The listing below begins with the first line you should copy; stop after the line containing "var labelSize = 15;", and drop every picture.

┄┄┄┄┄┄┄┄┄┄

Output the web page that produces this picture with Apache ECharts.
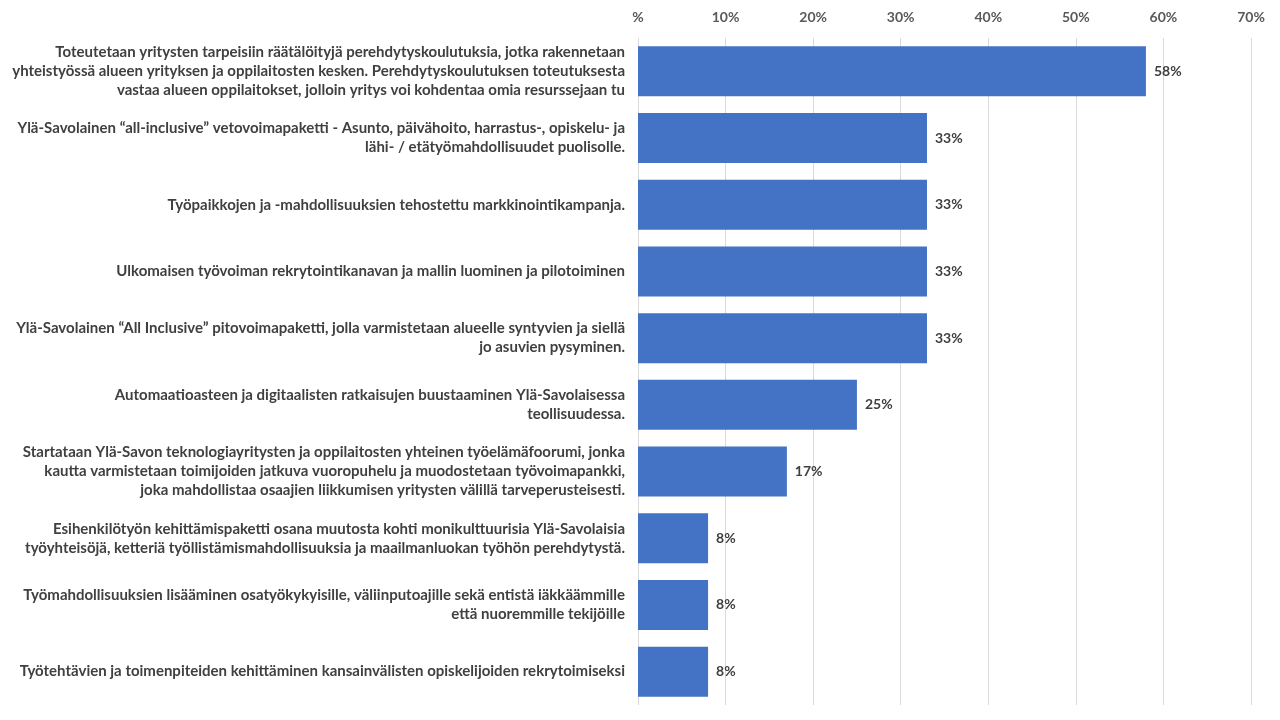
<!DOCTYPE html>
<html>
<head>
    <meta charset="UTF-8">
    <title></title>
    <script src="https://cdn.jsdelivr.net/npm/echarts@6/dist/echarts.min.js"></script>
    <style>
        html, body { margin: 0; padding: 0; background: #fff; }
    </style>
</head>
<body>
<div id="main" style="width: 1280px;height:720px;"></div>
<script type="text/javascript">
    // kategoriat, rivinvaihdot kuten alkuperäisessä kuvassa
    var categories = [
        'Toteutetaan yritysten tarpeisiin räätälöityjä perehdytyskoulutuksia, jotka rakennetaan\nyhteistyössä alueen yrityksen ja oppilaitosten kesken. Perehdytyskoulutuksen toteutuksesta\nvastaa alueen oppilaitokset, jolloin yritys voi kohdentaa omia resurssejaan tu',
        'Ylä-Savolainen “all-inclusive” vetovoimapaketti - Asunto, päivähoito, harrastus-, opiskelu- ja\nlähi- / etätyömahdollisuudet puolisolle.',
        'Työpaikkojen ja -mahdollisuuksien tehostettu markkinointikampanja.',
        'Ulkomaisen työvoiman rekrytointikanavan ja mallin luominen ja pilotoiminen',
        'Ylä-Savolainen “All Inclusive” pitovoimapaketti, jolla varmistetaan alueelle syntyvien ja siellä\njo asuvien pysyminen.',
        'Automaatioasteen ja digitaalisten ratkaisujen buustaaminen Ylä-Savolaisessa\nteollisuudessa.',
        'Startataan Ylä-Savon teknologiayritysten ja oppilaitosten yhteinen työelämäfoorumi, jonka\nkautta varmistetaan toimijoiden jatkuva vuoropuhelu ja muodostetaan työvoimapankki,\njoka mahdollistaa osaajien liikkumisen yritysten välillä tarveperusteisesti.',
        'Esihenkilötyön kehittämispaketti osana muutosta kohti monikulttuurisia Ylä-Savolaisia\ntyöyhteisöjä, ketteriä työllistämismahdollisuuksia ja maailmanluokan työhön perehdytystä.',
        'Työmahdollisuuksien lisääminen osatyökykyisille, väliinputoajille sekä entistä iäkkäämmille\nettä nuoremmille tekijöille',
        'Työtehtävien ja toimenpiteiden kehittäminen kansainvälisten opiskelijoiden rekrytoimiseksi'
    ];
    var values = [58, 33, 33, 33, 33, 25, 17, 8, 8, 8];
    var xTicks = [0, 10, 20, 30, 40, 50, 60, 70];

    var myChart = echarts.init(document.getElementById('main'));
    var font = 'Lato, "Open Sans", sans-serif';
    var labelSize = 15;

    // rivit keskitetään: lyhyemmille riveille lisätään välilyöntejä alkuun
    var ctx = document.createElement('canvas').getContext('2d');
    ctx.font = 'bold ' + labelSize + 'px ' + font;
    var spaceW = ctx.measureText('\u00a0\u00a0\u00a0\u00a0\u00a0\u00a0\u00a0\u00a0\u00a0\u00a0').width / 10;
    function centerLines(text) {
        var lines = text.split('\n');
        var widths = lines.map(function (s) { return ctx.measureText(s).width; });
        var w = Math.max.apply(null, widths);
        return lines.map(function (s, j) {
            var n = Math.round((w - widths[j]) / 2 / spaceW);
            return new Array(n + 1).join('\u00a0') + s;
        }).join('\n');
    }

    option = {
        animation: false,
        grid: {
            left: 638,
            right: 29,
            top: 38,
            bottom: 15,
            containLabel: false,
            outerBoundsMode: 'none'
        },
        xAxis: {
            type: 'value',
            position: 'top',
            min: xTicks[0],
            max: xTicks[xTicks.length - 1],
            interval: 10,
            axisLine: { show: false },
            axisTick: { show: false },
            axisLabel: {
                margin: 14,
                color: '#595959',
                fontFamily: font,
                fontWeight: 'bold',
                fontSize: 14,
                formatter: function (v) {
                    return v === 0 ? '%' : v + '%';
                }
            },
            splitLine: {
                lineStyle: { color: '#d9d9d9', width: 1 }
            }
        },
        yAxis: {
            type: 'category',
            inverse: true,
            data: categories,
            axisLine: { show: false },
            axisTick: { show: false },
            axisLabel: {
                margin: 13,
                align: 'right',
                color: '#404040',
                fontFamily: font,
                fontWeight: 'bold',
                fontSize: labelSize,
                lineHeight: 19,
                formatter: function (v) {
                    return centerLines(v);
                }
            }
        },
        series: [{
            type: 'bar',
            data: values,
            barCategoryGap: '25%',
            itemStyle: { color: '#4472c4' },
            label: {
                show: true,
                position: 'right',
                distance: 8,
                formatter: '{c}%',
                color: '#404040',
                fontFamily: font,
                fontWeight: 'bold',
                fontSize: 14
            }
        }]
    };
    myChart.setOption(option);
</script>
</body>
</html>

┄┄┄┄┄┄┄┄┄┄

Exercise answer:
Output the web page that produces this picture with Apache ECharts.
<!DOCTYPE html>
<html>
<head>
    <meta charset="UTF-8">
    <title></title>
    <script src="https://cdn.jsdelivr.net/npm/echarts@6/dist/echarts.min.js"></script>
    <style>
        html, body { margin: 0; padding: 0; background: #fff; }
    </style>
</head>
<body>
<div id="main" style="width: 1280px;height:720px;"></div>
<script type="text/javascript">
    // kategoriat, rivinvaihdot kuten alkuperäisessä kuvassa
    var categories = [
        'Toteutetaan yritysten tarpeisiin räätälöityjä perehdytyskoulutuksia, jotka rakennetaan\nyhteistyössä alueen yrityksen ja oppilaitosten kesken. Perehdytyskoulutuksen toteutuksesta\nvastaa alueen oppilaitokset, jolloin yritys voi kohdentaa omia resurssejaan tu',
        'Ylä-Savolainen “all-inclusive” vetovoimapaketti - Asunto, päivähoito, harrastus-, opiskelu- ja\nlähi- / etätyömahdollisuudet puolisolle.',
        'Työpaikkojen ja -mahdollisuuksien tehostettu markkinointikampanja.',
        'Ulkomaisen työvoiman rekrytointikanavan ja mallin luominen ja pilotoiminen',
        'Ylä-Savolainen “All Inclusive” pitovoimapaketti, jolla varmistetaan alueelle syntyvien ja siellä\njo asuvien pysyminen.',
        'Automaatioasteen ja digitaalisten ratkaisujen buustaaminen Ylä-Savolaisessa\nteollisuudessa.',
        'Startataan Ylä-Savon teknologiayritysten ja oppilaitosten yhteinen työelämäfoorumi, jonka\nkautta varmistetaan toimijoiden jatkuva vuoropuhelu ja muodostetaan työvoimapankki,\njoka mahdollistaa osaajien liikkumisen yritysten välillä tarveperusteisesti.',
        'Esihenkilötyön kehittämispaketti osana muutosta kohti monikulttuurisia Ylä-Savolaisia\ntyöyhteisöjä, ketteriä työllistämismahdollisuuksia ja maailmanluokan työhön perehdytystä.',
        'Työmahdollisuuksien lisääminen osatyökykyisille, väliinputoajille sekä entistä iäkkäämmille\nettä nuoremmille tekijöille',
        'Työtehtävien ja toimenpiteiden kehittäminen kansainvälisten opiskelijoiden rekrytoimiseksi'
    ];
    var values = [58, 33, 33, 33, 33, 25, 17, 8, 8, 8];
    var xTicks = [0, 10, 20, 30, 40, 50, 60, 70];

    var myChart = echarts.init(document.getElementById('main'));
    var font = 'Lato, "Open Sans", sans-serif';
    var labelSize = 15;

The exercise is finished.